Леонид устроился работать вольноопределяющимся на Лужский артиллерийский полигон, но вскоре, несмотря на то что ему было только 15 лет, был призван в Красную армию. На фронтах Гражданской войны воевал в составе артиллерийского дивизиона 4-й Петроградской пехотной дивизии, переименованной в апреле 1919 года в 11-ю стрелковую. Участвовал в боях против Юденича, затем в Польском походе в составе 15-й армии Корка. После того, как 15-я армия на подступах к Варшаве была разбита, Леонид оказался в окружении и с разрозненными частями своей дивизии с боями отступал в Россию.
С окончанием войны дивизия была расквартирована в Петрограде, где в марте 1921 года участвовала в подавлении Кронштадтского мятежа. Как выяснилось спустя многие годы, тогда по льду Финского залива Леонид Кербер шёл в атаку против своего двоюродного брата Александра. В том же году он демобилизовался и поселился в Таганроге у старшего брата Виктора, где тот помог ему поступить на авиационный завод.
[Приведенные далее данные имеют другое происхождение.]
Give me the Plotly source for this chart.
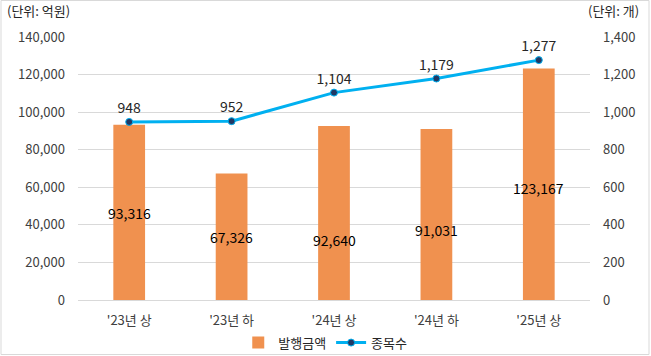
import plotly.graph_objects as go

categories = ["'23년 상", "'23년 하", "'24년 상", "'24년 하", "'25년 상"]
amount = [93316, 67326, 92640, 91031, 123167]
count = [948, 952, 1104, 1179, 1277]
left_ticks = [0, 20000, 40000, 60000, 80000, 100000, 120000, 140000]
right_ticks = [0, 200, 400, 600, 800, 1000, 1200, 1400]
amount_label_y = [46300, 33500, 31900, 37300, 59600]

FONT = "Noto Sans CJK KR, Malgun Gothic, sans-serif"
BAR = "#F0914F"
LINE = "#00B0F0"

fig = go.Figure()
fig.add_trace(go.Bar(
    x=categories, y=amount, name="발행금액",
    marker=dict(color=BAR, line=dict(width=0)),
    width=0.31, yaxis="y",
))
fig.add_trace(go.Scatter(
    x=categories, y=count, name="종목수", yaxis="y2",
    mode="lines+markers+text",
    line=dict(color=LINE, width=3),
    marker=dict(color="#203864", size=7, line=dict(color=LINE, width=1)),
    text=[f"{v:,}" for v in count], textposition="top center",
    textfont=dict(size=14, color="#262626", family=FONT),
    cliponaxis=False,
))
for c, v, ly in zip(categories, amount, amount_label_y):
    fig.add_annotation(x=c, y=ly, yref="y", text=f"{v:,}", showarrow=False,
                       font=dict(size=14, color="#000000", family=FONT))

fig.add_annotation(xref="paper", yref="paper", x=-0.143, y=1.1, xanchor="left", yanchor="middle",
                   text="(단위: 억원)", showarrow=False, font=dict(size=13, color="#262626", family=FONT))
fig.add_annotation(xref="paper", yref="paper", x=1.1, y=1.1, xanchor="right", yanchor="middle",
                   text="(단위: 개)", showarrow=False, font=dict(size=13, color="#262626", family=FONT))

# outer frame
fig.add_shape(type="rect", xref="paper", yref="paper",
              x0=-77/512, x1=(649-78)/512, y0=-(354.5-300)/263, y1=(37-0.5)/263 + 1,
              line=dict(color="#D9D9D9", width=1), fillcolor="rgba(0,0,0,0)")

fig.update_layout(
    width=651, height=356,
    margin=dict(l=78, r=61, t=37, b=56, autoexpand=False),
    paper_bgcolor="white", plot_bgcolor="white",
    font=dict(family=FONT, size=13, color="#404040"),
    showlegend=True,
    legend=dict(orientation="h", x=0.313, xanchor="left", y=-0.105, yanchor="top",
                font=dict(size=13, color="#262626", family=FONT),
                tracegroupgap=0, bgcolor="rgba(0,0,0,0)"),
    xaxis=dict(showgrid=False, showline=True, linecolor="#D9D9D9", linewidth=1,
               ticks="", tickfont=dict(size=13, color="#404040"), ticklabelstandoff=8),
    yaxis=dict(range=[0, 140000], tickvals=left_ticks, ticktext=[f"{v:,}" for v in left_ticks],
               showgrid=True, gridcolor="#D9D9D9", gridwidth=1, zeroline=False,
               ticks="", ticklabelstandoff=12, tickfont=dict(size=13, color="#404040")),
    yaxis2=dict(range=[0, 1400], tickvals=right_ticks, ticktext=[f"{v:,}" for v in right_ticks],
                overlaying="y", side="right", showgrid=False, zeroline=False,
                ticks="", ticklabelstandoff=12, tickfont=dict(size=13, color="#404040")),
)

fig.write_html("out.html", config={"displayModeBar": False},
               post_script="document.body.style.margin='0';document.body.style.overflow='hidden';")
Однако в марте 1922 года брат был переведён в Москву. Вместе с ним в столицу перебрался и Леонид. Он устроился разнорабочим на Трехгорный пивоваренный завод и одновременно решил завершить среднее образование на рабфаке им. Л. И. Мандельштама. Выбор учебного заведения был не случаен. Получив на рабфаке начальное техническое образование, Леонид подал заявление в Военно-воздушную академию им. Н. Е. Жуковского.
Долгий путь в авиацию
Всё складывалось неплохо и казалось, что скоро Леонид сможет назвать себя авиаиженером, но один из членов приёмной комиссии, бывший матрос с Балтики В. С. Войтов[1] неожиданно задал вопрос:
«Он спросил, кем был мой отец. Темнить было бесполезно. И я ответил: - Офицер морского флота. - Как же, как же, имел честь быть с ним знакомым, — сказал Войтов, — служил на линкоре „Гангут“ старшиной первой статьи. Суровым начальником был адмирал Кербер, да улизнул из наших рук. Уж мы-то его вздёрнули бы на рее обязательно. Пришлось ретироваться»
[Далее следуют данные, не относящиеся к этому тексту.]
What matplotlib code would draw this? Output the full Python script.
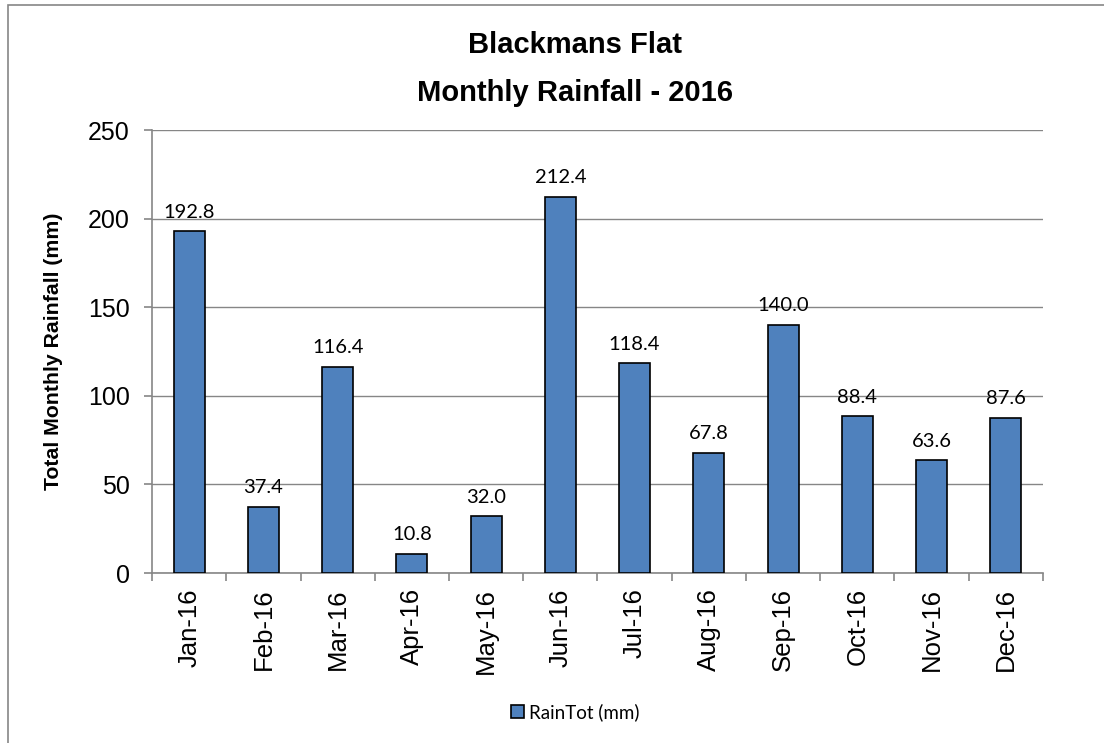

Вместо академии, в связи с достижением призывного возраста, в январе 1925 года Л. Кербер вновь оказался на военной службе. Тот факт, что в течение двух лет он служил в Красной армии и воевал на фронтах Гражданской войны, во внимание не принимался.
Но был и плюс. Как выпускника рабфака его стали готовить по программе младшего командира запаса РККА. Это с одной стороны сократило срок службы до 1 года, а с другой — Леонид был направлен в 1-й радиополк (полк радиоразведки) во Владимире[3], где получил специальности радиомеханика и радиотелеграфиста. Уровень подготовки оказался очень высоким. Достаточно сказать, что по этим специальностям в полку он готовился вместе с будущим известным полярным радистом Э. Т. Кренкелем и разведчиком Р. И. Абелем.
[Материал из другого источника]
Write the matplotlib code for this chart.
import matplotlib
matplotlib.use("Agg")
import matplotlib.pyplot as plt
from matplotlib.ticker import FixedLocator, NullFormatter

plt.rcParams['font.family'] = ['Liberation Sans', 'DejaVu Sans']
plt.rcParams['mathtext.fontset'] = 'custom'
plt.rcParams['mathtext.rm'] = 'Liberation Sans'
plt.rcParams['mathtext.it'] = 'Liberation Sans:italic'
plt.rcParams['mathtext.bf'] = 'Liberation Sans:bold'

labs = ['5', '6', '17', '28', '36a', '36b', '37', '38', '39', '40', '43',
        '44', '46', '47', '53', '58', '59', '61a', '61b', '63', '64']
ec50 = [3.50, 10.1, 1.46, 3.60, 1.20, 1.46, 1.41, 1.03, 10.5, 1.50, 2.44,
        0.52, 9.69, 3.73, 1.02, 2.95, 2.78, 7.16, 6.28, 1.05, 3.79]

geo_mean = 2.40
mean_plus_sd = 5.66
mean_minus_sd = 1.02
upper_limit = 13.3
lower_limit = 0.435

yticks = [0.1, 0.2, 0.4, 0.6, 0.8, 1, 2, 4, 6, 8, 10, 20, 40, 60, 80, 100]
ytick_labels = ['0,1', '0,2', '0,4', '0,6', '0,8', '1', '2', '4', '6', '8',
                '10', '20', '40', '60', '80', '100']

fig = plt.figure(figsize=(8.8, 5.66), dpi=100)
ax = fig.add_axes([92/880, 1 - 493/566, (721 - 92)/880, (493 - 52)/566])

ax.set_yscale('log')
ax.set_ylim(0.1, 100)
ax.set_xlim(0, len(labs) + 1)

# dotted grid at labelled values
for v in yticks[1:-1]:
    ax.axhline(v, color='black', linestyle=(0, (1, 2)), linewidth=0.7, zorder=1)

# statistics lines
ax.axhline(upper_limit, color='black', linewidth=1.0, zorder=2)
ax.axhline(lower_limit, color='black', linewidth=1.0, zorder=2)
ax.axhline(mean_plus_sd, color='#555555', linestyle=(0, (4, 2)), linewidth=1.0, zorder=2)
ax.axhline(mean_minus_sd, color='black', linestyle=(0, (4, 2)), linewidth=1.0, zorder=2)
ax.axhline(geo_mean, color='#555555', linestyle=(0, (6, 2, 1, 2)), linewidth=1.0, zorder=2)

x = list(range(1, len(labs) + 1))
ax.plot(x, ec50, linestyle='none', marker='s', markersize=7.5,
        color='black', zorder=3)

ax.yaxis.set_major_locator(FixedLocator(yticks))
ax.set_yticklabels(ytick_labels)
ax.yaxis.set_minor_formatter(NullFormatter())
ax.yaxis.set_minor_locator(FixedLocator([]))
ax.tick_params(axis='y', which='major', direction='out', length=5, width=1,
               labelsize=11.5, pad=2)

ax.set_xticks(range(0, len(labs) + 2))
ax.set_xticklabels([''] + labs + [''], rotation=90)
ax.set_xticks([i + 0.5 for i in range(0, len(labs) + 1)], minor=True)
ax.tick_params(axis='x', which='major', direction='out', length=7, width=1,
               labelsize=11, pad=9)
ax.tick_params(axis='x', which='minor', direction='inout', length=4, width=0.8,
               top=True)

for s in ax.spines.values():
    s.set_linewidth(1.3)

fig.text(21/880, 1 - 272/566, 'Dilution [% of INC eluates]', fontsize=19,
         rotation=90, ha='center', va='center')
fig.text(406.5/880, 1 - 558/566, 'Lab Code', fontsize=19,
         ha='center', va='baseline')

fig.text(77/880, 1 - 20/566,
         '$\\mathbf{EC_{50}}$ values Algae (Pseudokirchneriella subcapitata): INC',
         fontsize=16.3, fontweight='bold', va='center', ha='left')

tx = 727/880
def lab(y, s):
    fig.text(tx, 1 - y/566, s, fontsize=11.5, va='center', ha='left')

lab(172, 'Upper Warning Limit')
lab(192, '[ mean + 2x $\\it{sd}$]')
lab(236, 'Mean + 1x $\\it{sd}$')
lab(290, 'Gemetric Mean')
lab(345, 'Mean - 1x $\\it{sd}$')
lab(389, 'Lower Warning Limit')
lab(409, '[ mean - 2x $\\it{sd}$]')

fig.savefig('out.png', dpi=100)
Демобилизовавшись весной 1926 года, Л. Кербер попытался поступить в лётное училище, но вновь получил отказ. Теперь подвело зрение. Он вынужден был несколько месяцев работать разнорабочим, пока по протекции двоюродного брата, заместителя начальника Главного управления РККА В. Е. Гарфа, не устроился слесарем в лабораторию Научно-испытательного института связи (НИИС) РККА. Как вскоре стало ясно, Вильгельм Гарф не просто помог брату с работой, а в сущности определил всю его дальнейшую судьбу.
Уже спустя несколько месяцев, в 1928 году по предложению начальника отдела радиоприёмников И. М. Милейковского[4] Леонид был переведён на конструкторскую работу по созданию радиопеленгатора. Под руководством С. И. Андреева он участвовал в разработке КВ-радиопеленгаторов для фронтовой и армейской радиоразведки: 55ПК-1, 55ПК-2, 55ПК-3[5], а затем, в 1929 году устанавливал и испытывал их вдоль западной границы — в войсках Киевского военного округа.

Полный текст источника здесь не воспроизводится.